Future trends executives should plan for now
The next phase of ERP onboarding standardization will be shaped by three forces. First, customers will expect faster time to value without accepting lower governance standards. Second, AI-assisted implementation will increase the speed of analysis, documentation, and quality review, making weak operating models more visible rather than less important. Third, cloud delivery models will continue to push organizations toward stronger standardization because multi-tenant SaaS, managed services, and continuous release cycles reward disciplined process ownership.
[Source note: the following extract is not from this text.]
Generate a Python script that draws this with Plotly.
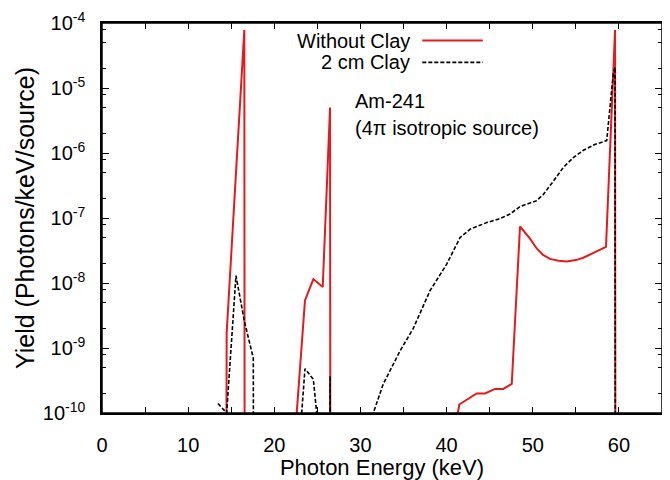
import plotly.graph_objects as go

# ---- data ----
# Without Clay (red solid); 1e-12 marks values below the plotted range
energy_noclay = [14.42, 14.47, 16.52, 16.56, 22.45, 22.60, 23.56, 24.53, 25.62, 26.47, 26.51,
                 41.30, 41.47, 43.49, 44.46, 45.62, 46.58, 47.56, 48.52, 49.68, 50.46,
                 51.20, 52.00, 53.00, 53.94, 55.00, 55.87, 57.10, 58.50, 59.55, 59.59]
yield_noclay = [1e-12, 1.7e-9, 7.8e-5, 1e-12, 1e-12, 1e-10, 5.4e-9, 1.15e-8, 8.7e-9, 5.0e-6, 1e-12,
                1e-10, 1.35e-10, 2.0e-10, 2.0e-10, 2.35e-10, 2.35e-10, 2.8e-10, 7.4e-8, 4.8e-8, 3.4e-8,
                2.7e-8, 2.35e-8, 2.2e-8, 2.15e-8, 2.25e-8, 2.45e-8, 2.9e-8, 3.6e-8, 7.8e-5, 1e-12]

# 2 cm Clay (black dashed)
energy_clay = [13.46, 14.47, 15.55, 16.52, 17.56, 17.60, 23.18, 23.56, 24.53, 24.92, 26.43, 26.47, 26.51,
               31.49, 32.65, 34.59, 36.13, 38.07, 40.01, 41.56, 42.72, 44.65, 46.20, 47.36, 48.52,
               50.46, 51.22, 52.40, 53.55, 54.70, 55.87, 57.20, 58.58, 59.35, 59.55, 59.59]
yield_clay = [1.4e-10, 1e-10, 1.3e-8, 2.6e-9, 7e-10, 1e-12, 1e-10, 4.8e-10, 3.3e-10, 1e-10, 1e-12, 3.7e-10, 1e-12,
              1e-10, 2.8e-10, 9e-10, 2.0e-9, 7.6e-9, 1.95e-8, 5e-8, 6.7e-8, 8.5e-8, 9.8e-8, 1.15e-7, 1.5e-7,
              1.85e-7, 2.3e-7, 3.7e-7, 6e-7, 8.5e-7, 1.1e-6, 1.35e-6, 1.55e-6, 1.67e-5, 2.1e-5, 1e-12]

x_ticks = [0, 5, 10, 15, 20, 25, 30, 35, 40, 45, 50, 55, 60, 65]
x_ticklabels = ["0", "", "10", "", "20", "", "30", "", "40", "", "50", "", "60", ""]
y_exponents = [-10, -9, -8, -7, -6, -5, -4]
y_minor_factors = [2, 5, 8]

series_names = ["Without Clay", "2 cm Clay"]
annot_lines = ["Am-241", "(4\u03c0 isotropic source)"]

FONT = "Liberation Sans, Arial, Helvetica, sans-serif"
DASH = "4px,2px"

fig = go.Figure()
fig.add_trace(go.Scatter(x=energy_noclay, y=yield_noclay, mode="lines", name=series_names[0],
                         line=dict(color="#e41a1c", width=2), showlegend=False))
fig.add_trace(go.Scatter(x=energy_clay, y=yield_clay, mode="lines", name=series_names[1],
                         line=dict(color="black", width=1.6, dash=DASH), showlegend=False))
# invisible trace on the overlay axis that carries the minor y ticks
fig.add_trace(go.Scatter(x=[None], y=[None], yaxis="y2", showlegend=False, hoverinfo="skip"))

y_tickvals = [10.0 ** e for e in y_exponents]
y_ticktext = ["10<sup>%d</sup>" % e for e in y_exponents]
y_minor = [f * 10.0 ** e for e in y_exponents[:-1] for f in y_minor_factors]

# page body has an 8px margin, so the figure is 8px smaller and margins shifted
fig.update_layout(
    width=662, height=472,
    margin=dict(l=94, r=8, t=15, b=67),
    plot_bgcolor="white", paper_bgcolor="white",
    font=dict(family=FONT, size=20, color="black"),
    xaxis=dict(range=[0, 65], tickvals=x_ticks, ticktext=x_ticklabels, ticks="inside", ticklen=6,
               tickwidth=1, tickcolor="black", showline=True, linecolor="black", linewidth=1.5,
               mirror="ticks", showgrid=False, zeroline=False, automargin=False,
               title=dict(text="Photon Energy (keV)", font=dict(size=22), standoff=3),
               tickfont=dict(size=20), ticklabelstandoff=13, ticklabeloverflow="allow"),
    yaxis=dict(type="log", range=[-10, -4], tickvals=y_tickvals, ticktext=y_ticktext,
               ticks="inside", ticklen=7, tickwidth=1, tickcolor="black",
               showline=True, linecolor="black", linewidth=1.5, mirror="ticks",
               showgrid=False, zeroline=False, automargin=False,
               title=dict(text="Yield (Photons/keV/source)", font=dict(size=25), standoff=1),
               tickfont=dict(size=20), ticklabelstandoff=11, ticklabeloverflow="allow"),
    yaxis2=dict(type="log", range=[-10, -4], overlaying="y", side="left", tickvals=y_minor,
                ticktext=[""] * len(y_minor), ticks="inside", ticklen=4, tickwidth=1,
                tickcolor="black", mirror="ticks", showline=False, showgrid=False,
                zeroline=False, automargin=False),
)

# plot frame
fig.add_shape(type="rect", xref="paper", yref="paper", x0=0, x1=1, y0=0, y1=1,
              line=dict(color="black", width=1.5), layer="above")

# legend drawn as text + sample lines (text left of sample, as in the reference)
leg_y = [0.955, 0.899]
leg_styles = [dict(color="#e41a1c", width=2), dict(color="black", width=1.6, dash=DASH)]
for name, yy, st in zip(series_names, leg_y, leg_styles):
    fig.add_annotation(x=0.553, y=yy, xref="paper", yref="paper", text=name, showarrow=False,
                       xanchor="right", yanchor="middle", font=dict(size=20))
    fig.add_shape(type="line", xref="paper", yref="paper", x0=0.572, x1=0.680, y0=yy, y1=yy, line=st)

for txt, yy in zip(annot_lines, [0.80, 0.731]):
    fig.add_annotation(x=0.448, y=yy, xref="paper", yref="paper", text=txt, showarrow=False,
                       xanchor="left", yanchor="middle", font=dict(size=20))

fig.write_html("out.html")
Executives should also expect onboarding to become more tightly connected to customer lifecycle management. The organizations that perform best will not treat implementation, support, optimization, and customer success as separate silos. They will design onboarding as the first stage of a governed lifecycle, with clear handoffs, measurable adoption outcomes, and a roadmap for continuous improvement.
Executive Conclusion
Professional services onboarding models are a strategic lever for ERP process standardization, not a back-office delivery detail. The right model creates consistency without eliminating necessary flexibility, improves governance without creating bureaucracy, and supports growth without sacrificing customer outcomes. For enterprise leaders and implementation partners, the practical path is to standardize discovery, process classification, governance, security, and operational readiness first, then allow controlled variation where it creates measurable business value.
The strongest executive recommendation is simple: design onboarding as an operating model, not a checklist. Build it around business process analysis, solution design discipline, project governance, adoption planning, and lifecycle transition. Where internal capacity is limited, use managed or white-label models selectively to accelerate maturity. Organizations that do this well create a repeatable implementation engine that improves ROI, reduces delivery risk, and gives customers a more predictable path from contract signature to operational performance.